Cette vallée du Gour est incroyablement vivante et créatrice de romanesque. Une enclave hors du temps figée par l'emprise d'un incroyable despote qui va être traversée par le souffle de la liberté et de l'insoumission d'une de ces héroïnes inoubliables qui est née pour faire bouger les lignes et fissurer les ordres établis jusqu'à leur implosions.
Si j'aime autant Franck Bouysse, c'est pour son talent à caractériser en quelques mots, ces personnages, pour les faire vivre, pour les faire surgir des pages. Je retiens tout particulièrement le magnifique grand-père Elie, Gobbo le marin énigmatique aux milles vies ainsi que le tyran, Joyce, l'entité maléfique qui a piégé les habitants du Gour dans sa toile tissée de paranoïa. Et puis il y a Mabel. Elle pourrait être la petite soeur de Rose ( Né d'aucune femme ), une rebelle qui n'abdique jamais, mais elle, elle n'est pas seule. Elle a ses trois frères, quatuor soudé par des liens d'amour indéfectibles.

Le récit est très sombre, mais c'est un noir à la Soulages. Les pages sont saturées de noir, de drames qui couvent, de tragédies déjà révélées ou prêtes à l'être, mais ce qui intéresse Franck Bouysse, c'est la réflexion de la lumière sur cette obscurité qui agit comme révélateur de l'âme, c'est l'incidence de la lumière sur la surface. le noir peut être lumineux et il l'est sous la plume éblouissante de l'auteur.
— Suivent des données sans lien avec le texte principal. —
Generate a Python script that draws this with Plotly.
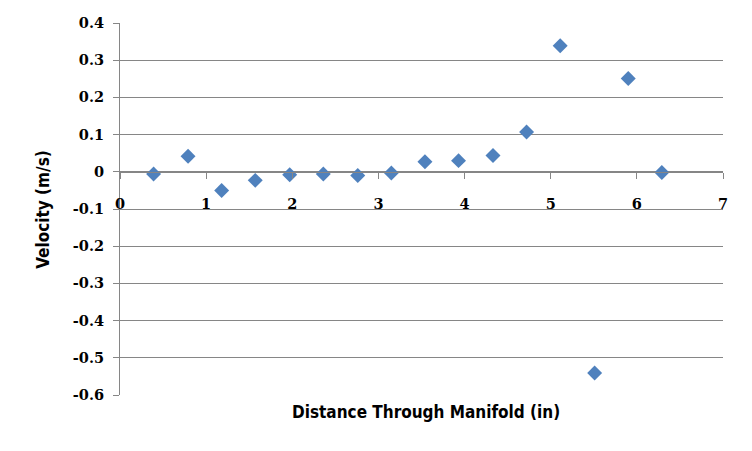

Son écriture, à la fois onirique et tellurique, vibre de partout. le choix d'un seul mot ou de son agencement dans la phrase décale cette dernière et apporte poésie, étrangeté ou émotion immédiate. A l'image de ce titre, somptueux. A l'image de ce premier chapitre qui crée une image qui reste gravée dans les pupilles durant toute la lecture : le rituel après l'école de ces quatre frères et soeur qui se suspendent à un viaduc au bout d'une corde, attendant l'arrivée du train pour sentir les vibrations, pour percuter leurs rêves et sonder l'horizon. Les phrases de Franck Bouysse se savourent et je m'en suis délectée durant toute ma lecture.

Alors, c'est vrai que le scénario, admirablement mis en place durant la première moitié du roman, m'a moins convaincue sur la fin, trop abrupte là où l'auteur avait pris le temps pour faire vivre son récit. C'est vrai que je n'y ai peut être pas retrouvée l'intensité solennelle de Né d'aucune femme. Pour autant, j'ai été très sensible à ce cri d'amour pour la littérature. Shakespeare, Whitman, Faulkner, Stevenson, London, Verne, autant de références disséminées très clairement dans le récit, à travers notamment le personnage de Marc, le frère lecteur. Tout comme j'ai été embarquée dans ce récit parabolique sur la quête de liberté au-delà de l'emprise des adultes ( qu'il s'agisse de la famille ou de la société ) par l'énergie de l'écriture.

Franck Bouysse confirme sa voix très singulière, celle d'un de nos tout meilleurs auteurs français. Merci.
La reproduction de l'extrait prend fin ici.